F. Recent & Upcoming Market Events
- Post-November OPEX: Market bottomed on OPEX day, then rallied amid volatility “clearing.”
- Oracle and Tech Earnings: Oracle’s surprising influence—a major AI CapEx play. Even with a 14% post-earnings drop, put implied volatility fell, meaning traders sold (not bought) puts, possibly signaling greater confidence in downside containment (53:56).
- Fed, CPI, and Non-Farm Payrolls: While major events, the market is focused on positioning through the end of December into January, with a likelihood for increased volatility as traders return from holidays.
G. Silver and Commodities Option Flows
- Silver's Run: Silver rallied sharply (up ~30% since early December), attracting speculation that banks like JP Morgan are “on the ropes”—a meme reminiscent of past commodity squeezes.
- Options Data Signals: As silver made new highs, call volumes (implied volatility) peaked and began falling. This typically signals exhaustion and possibly a short-term pause/correction.
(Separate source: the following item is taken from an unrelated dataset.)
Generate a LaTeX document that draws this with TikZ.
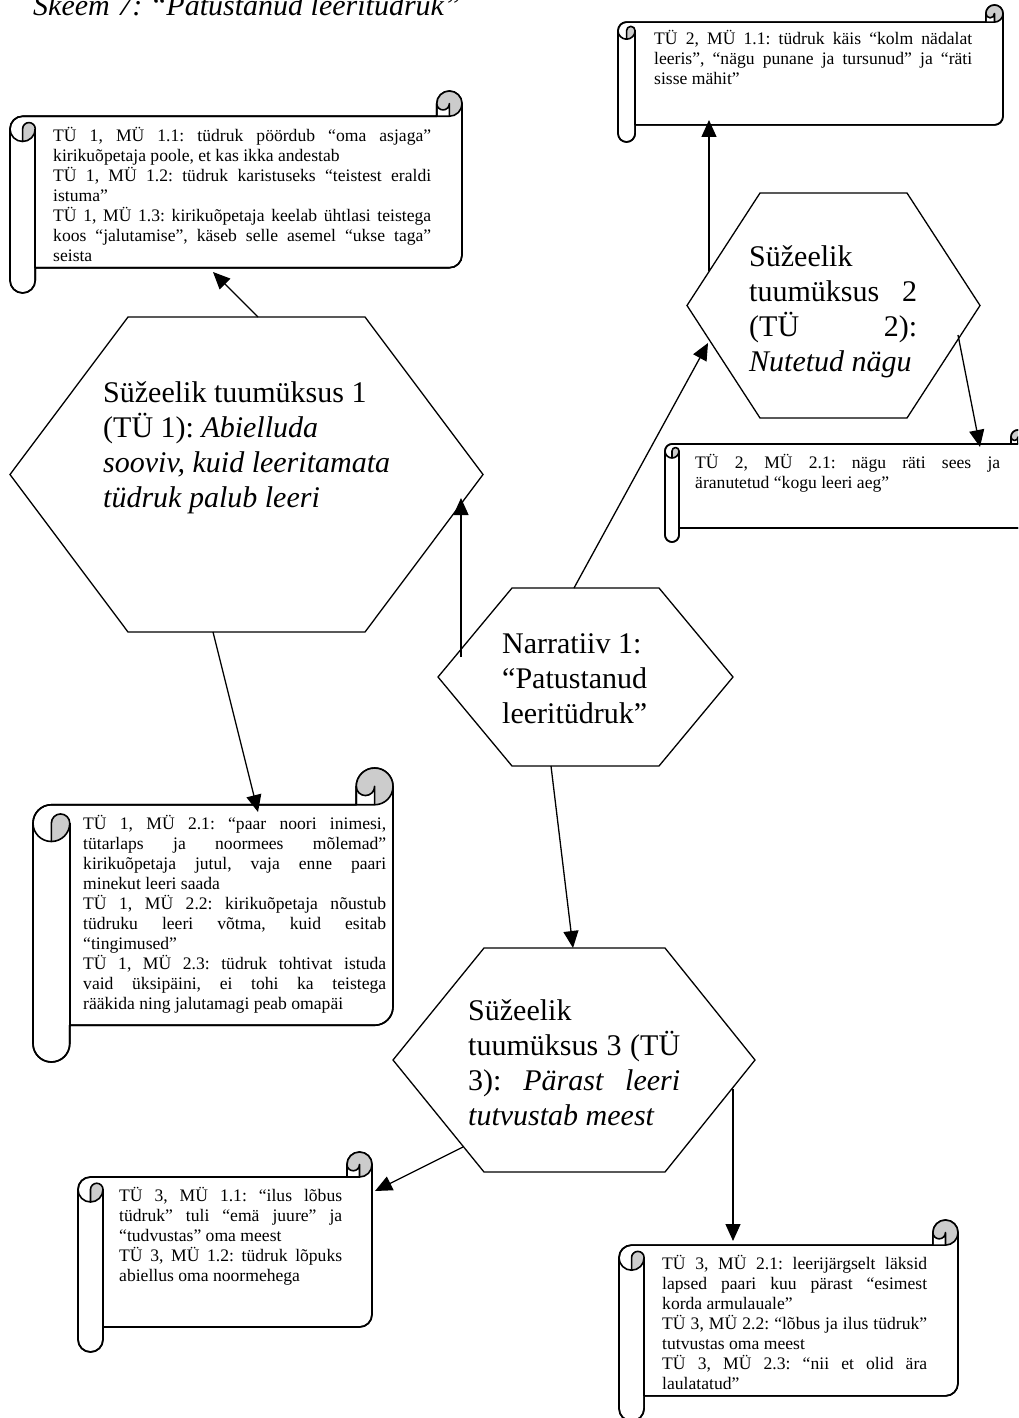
\documentclass[tikz,border=0pt]{standalone}
\usepackage{fontspec}
\setmainfont{Liberation Serif}
\usetikzlibrary{arrows.meta}
\definecolor{curlgray}{RGB}{204,204,204}
\hyphenpenalty=10000
\exhyphenpenalty=10000
\frenchspacing

% Horizontal scroll: #1 left, #2 top, #3 right, #4 bottom (y measured downwards), #5 curl size
\newcommand{\hscroll}[5]{%
  \pgfmathsetmacro{\sL}{#1}\pgfmathsetmacro{\sT}{-(#2)}%
  \pgfmathsetmacro{\sR}{#3}\pgfmathsetmacro{\sB}{-(#4)}%
  \pgfmathsetmacro{\sc}{#5}\pgfmathsetmacro{\sh}{(#5)/2}\pgfmathsetmacro{\sq}{(#5)/4}%
  % sheet, left roll and top of the right curl
  \filldraw[scrollline,fill=white]
    (\sL,\sT-1.5*\sc) arc[start angle=180,end angle=90,radius=\sh pt]
    -- (\sR-\sc,\sT-\sc) -- (\sR-\sc,\sT-\sh) arc[start angle=180,end angle=0,radius=\sh pt]
    -- (\sR,\sB+1.5*\sc) arc[start angle=0,end angle=-90,radius=\sh pt]
    -- (\sL+\sc,\sB+\sc) -- (\sL+\sc,\sB+\sh) arc[start angle=0,end angle=-180,radius=\sh pt]
    -- cycle;
  % shaded insides of the two curls
  \fill[curlgray] (\sL+\sh,\sT-2*\sc) arc[start angle=-90,end angle=0,radius=\sh pt]
    arc[start angle=0,end angle=180,radius=\sq pt] -- cycle;
  \fill[curlgray] (\sR-\sh,\sT-\sc) arc[start angle=-90,end angle=180,radius=\sh pt]
    arc[start angle=180,end angle=360,radius=\sq pt] -- cycle;
  % outline and curl details
  \draw[scrollline]
    (\sL,\sT-1.5*\sc) arc[start angle=180,end angle=90,radius=\sh pt]
    -- (\sR-\sc,\sT-\sc) -- (\sR-\sc,\sT-\sh) arc[start angle=180,end angle=0,radius=\sh pt]
    -- (\sR,\sB+1.5*\sc) arc[start angle=0,end angle=-90,radius=\sh pt]
    -- (\sL+\sc,\sB+\sc) -- (\sL+\sc,\sB+\sh) arc[start angle=0,end angle=-180,radius=\sh pt]
    -- cycle;
  \draw[scrollline] (\sR-\sc,\sT-\sc) -- (\sR-\sh,\sT-\sc) arc[start angle=-90,end angle=0,radius=\sh pt];
  \draw[scrollline] (\sR-\sh,\sT-\sc) -- (\sR-\sh,\sT-\sh) arc[start angle=0,end angle=-180,radius=\sq pt];
  \draw[scrollline] (\sL+\sh,\sT-2*\sc) -- (\sL+\sh,\sT-1.5*\sc)
    arc[start angle=180,end angle=0,radius=\sq pt] arc[start angle=0,end angle=-180,radius=\sh pt];
  \draw[scrollline] (\sL+\sc,\sT-1.5*\sc) -- (\sL+\sc,\sB+\sc);
}

\begin{document}
\begin{tikzpicture}[x=1pt,y=1pt,
  scrollline/.style={line width=1.6pt,line join=round},
  hexline/.style={line width=1.3pt,fill=white},
  conn/.style={line width=1.3pt,-{Triangle[length=17pt,width=15pt]}},
  scrolltext/.style={anchor=base west,inner sep=0pt,align=justify,
    font=\fontsize{17.6}{20}\selectfont},
  hextext/.style={anchor=base west,inner sep=0pt,
    font=\fontsize{30}{35}\selectfont}]

\useasboundingbox (0,0) rectangle (1018,-1418);
\clip (0,0) rectangle (1018,-1418);

% title
\node[anchor=base west,inner sep=0pt,font=\fontsize{30}{35}\selectfont\itshape]
  (title) at (33,-16) {Skeem 7: “Patustanud leeritüdruk”};

% scrolls
\hscroll{10}{91}{462}{293}{25.25}
\hscroll{618}{5}{1003}{142}{17.1}
\hscroll{665}{430}{1025}{542}{14}
\hscroll{33}{768}{393}{1062}{36.75}
\hscroll{78}{1152}{372}{1352}{25}
\hscroll{619}{1220}{958}{1421}{25.1}

\node[scrolltext,text width=378pt] (tA) at (53,-141.5)
  {TÜ 1, MÜ 1.1: tüdruk pöördub “oma asjaga”\linebreak kirikuõpetaja poole, et kas ikka andestab\par
   TÜ 1, MÜ 1.2: tüdruk karistuseks “teistest eraldi\linebreak istuma”\par
   TÜ 1, MÜ 1.3: kirikuõpetaja keelab ühtlasi teistega\linebreak koos “jalutamise”, käseb selle asemel “ukse taga”\linebreak seista};

\node[scrolltext,text width=318pt] (tB) at (654,-45)
  {TÜ 2, MÜ 1.1: tüdruk käis “kolm nädalat\linebreak leeris”, “nägu punane ja tursunud” ja “räti\linebreak sisse mähit”};

\node[scrolltext,text width=305pt] (tC) at (695,-468)
  {TÜ 2, MÜ 2.1: nägu räti sees ja\linebreak äranutetud “kogu leeri aeg”};

\node[scrolltext,text width=303pt] (tD) at (83,-829)
  {TÜ 1, MÜ 2.1: “paar noori inimesi,\linebreak tütarlaps ja noormees mõlemad”\linebreak kirikuõpetaja jutul, vaja enne paari\linebreak minekut leeri saada\par
   TÜ 1, MÜ 2.2: kirikuõpetaja nõustub\linebreak tüdruku leeri võtma, kuid esitab\linebreak “tingimused”\par
   TÜ 1, MÜ 2.3: tüdruk tohtivat istuda\linebreak vaid üksipäini, ei tohi ka teistega\linebreak rääkida ning jalutamagi peab omapäi};

\node[scrolltext,text width=223pt] (tE) at (119,-1201)
  {TÜ 3, MÜ 1.1: “ilus lõbus\linebreak tüdruk” tuli “emä juure” ja\linebreak “tudvustas” oma meest\par
   TÜ 3, MÜ 1.2: tüdruk lõpuks\linebreak abiellus oma noormehega};

\node[scrolltext,text width=265pt] (tF) at (662,-1269)
  {TÜ 3, MÜ 2.1: leerijärgselt läksid\linebreak lapsed paari kuu pärast “esimest\linebreak korda armulauale”\par
   TÜ 3, MÜ 2.2: “lõbus ja ilus tüdruk”\linebreak tutvustas oma meest\par
   TÜ 3, MÜ 2.3: “nii et olid ära\linebreak laulatatud”};

% hexagons
\draw[hexline] (10,-474.5) -- (128,-317) -- (365,-317) -- (483,-474.5) -- (365,-632) -- (128,-632) -- cycle;
\draw[hexline] (687,-305.5) -- (760,-193) -- (907,-193) -- (980,-305.5) -- (907,-418) -- (760,-418) -- cycle;
\draw[hexline] (393,-1060) -- (484,-948) -- (665,-948) -- (755,-1060) -- (665,-1172) -- (484,-1172) -- cycle;
\draw[hexline] (438,-677) -- (512,-588) -- (659,-588) -- (733,-677) -- (659,-766) -- (512,-766) -- cycle;

\node[hextext,text width=300pt,align=justify] (tH1) at (103,-402)
  {Süžeelik tuumüksus 1\par (TÜ 1): \textit{Abielluda}\par \textit{sooviv, kuid leeritamata}\par \textit{tüdruk palub leeri}};
\node[hextext,text width=168pt,align=justify] (tH2) at (749,-266)
  {Süžeelik\linebreak tuumüksus 2\linebreak (TÜ 2):\linebreak \textit{Nutetud nägu}};
\node[hextext,text width=212pt,align=justify] (tH3) at (468,-1020)
  {Süžeelik\linebreak tuumüksus 3 (TÜ\linebreak 3): \textit{Pärast leeri}\linebreak \textit{tutvustab meest}};
\node[hextext,text width=200pt,align=justify] (tN) at (502,-653)
  {Narratiiv 1:\par “Patustanud\par leeritüdruk”};

% connector end points on the shape borders
\coordinate (h1top)  at (258,-317);
\coordinate (sAbot)  at (213,-272);
\coordinate (nleft)  at (461,-657);
\coordinate (h1right) at (461,-498);
\coordinate (ntop)   at (574,-588);
\coordinate (h2left) at (708,-343);
\coordinate (h2top)  at (709,-271);
\coordinate (sBbot)  at (709,-120);
\coordinate (h2right) at (958,-335);
\coordinate (sCtop)  at (980,-447);
\coordinate (nbot)   at (551,-766);
\coordinate (h3top)  at (573,-948);
\coordinate (h1bot)  at (213,-632);
\coordinate (sDtop)  at (258,-812);
\coordinate (h3left) at (463,-1147);
\coordinate (sEright) at (375,-1191);
\coordinate (h3right) at (733,-1089);
\coordinate (sFtop)  at (733,-1241);

% connectors
\draw[conn] (h1top) -- (sAbot);
\draw[conn] (nleft) -- (h1right);
\draw[conn] (ntop) -- (h2left);
\draw[conn] (h2top) -- (sBbot);
\draw[conn] (h2right) -- (sCtop);
\draw[conn] (nbot) -- (h3top);
\draw[conn] (h1bot) -- (sDtop);
\draw[conn] (h3left) -- (sEright);
\draw[conn] (h3right) -- (sFtop);
\end{tikzpicture}
\end{document}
- Historical Lessons: Attempts at “cornering” markets (e.g., the Hunt Brothers in silver, or the nickel squeeze) demonstrate that exchanges will change rules to protect market integrity, making giant “break the bank” trades dangerous.
“If JP Morgan was indeed on the ropes, they will change the rules of the game... the system protects itself.”
— Brent Kochuba (63:50)
2. Notable Quotes & Memorable Moments (with Timestamps)
-
“Price is truth. The options market is going to tell us what people are actually betting with their money versus you and me, you know, spewing ridiculousness about AI that we don’t know anything about.”
— Jack (06:21) -
“So if you keep doubling down, the exponential values of this thing... at some point you could have a capital constraint that blows that trader up.”
— Brent Kochuba (10:18) -
“Gamma concentrates for at-the-money options and increases as we get closer to expiration. Just replace ‘gamma’ with ‘hedging importance.’”
— Brent Kochuba (45:45) -
“Options volumes continue to grow, as you can see here from 2020 to the present, up 150%... That’s greatly outpacing stock volume, and I think a lot of that stock volume is driven by options hedging flows.”
— Brent Kochuba (07:31) -
“If you trade the S&P 500, you’ve got to be watching those 0DTE flows.”
— Brent Kochuba (10:18) -
“Buying a cheap option: if you’re wrong, fine, I lost my money on a cheap option. It’s great.”
— Brent Kochuba (48:17) -
“No one at the moment seems to be wanting to buy Oracle puts, which to me suggests that Oracle is not about to go belly up, which... suggests that equities still should have a bit of support.”
— Brent Kochuba (56:44) -
“If we lose 6,800, then show’s over. I think we trade down to 6,600.”
— Brent Kochuba (59:21)
3. Timestamps for Important Segments
- Options Market Growth & 0DTE Discussion: 07:31 – 10:18
- Iron Condor & Retail Strategies: 09:56 – 10:18
- AI Speculation & Sector Rotation: 03:57 – 07:14
- Santa Rally, OPEX Flows, and Market Structure: 14:57 – 19:59
- Key Levels Overview (7,000 and 6,800): 38:41 – 41:14, 59:21
- JP Morgan Collar, Gamma as Magnet: 43:12 – 46:41
- Oracle Earnings and Put Skew Discussion: 52:17 – 56:44
- Silver Options, Extreme Moves & Historical Lessons: 59:21 – 68:10
- Summary of Positioning & Wrap-up: 69:45 – End
4. Episode Takeaways
- Options flows, especially short-dated and expiry-driven, have become the single most important source of stock market pricing pressure—affecting all investors.
- Dealer positioning and large options expirations create “magnets” (e.g., 7,000 on the S&P) and “trap doors” (e.g., 6,800 support) that traders must monitor.
- Volatility suppression from systematic call selling, income ETFs, and retail condor strategies can make markets appear calmer than they are—until positioning flips.
- Extreme options pricing in assets (stocks or commodities) often signals exhaustion; the options market provides early warnings not obvious in price charts alone.
- Regulators and exchanges have a history of changing the rules if “cornering” attempts threaten system stability—market structure trumps individual bets.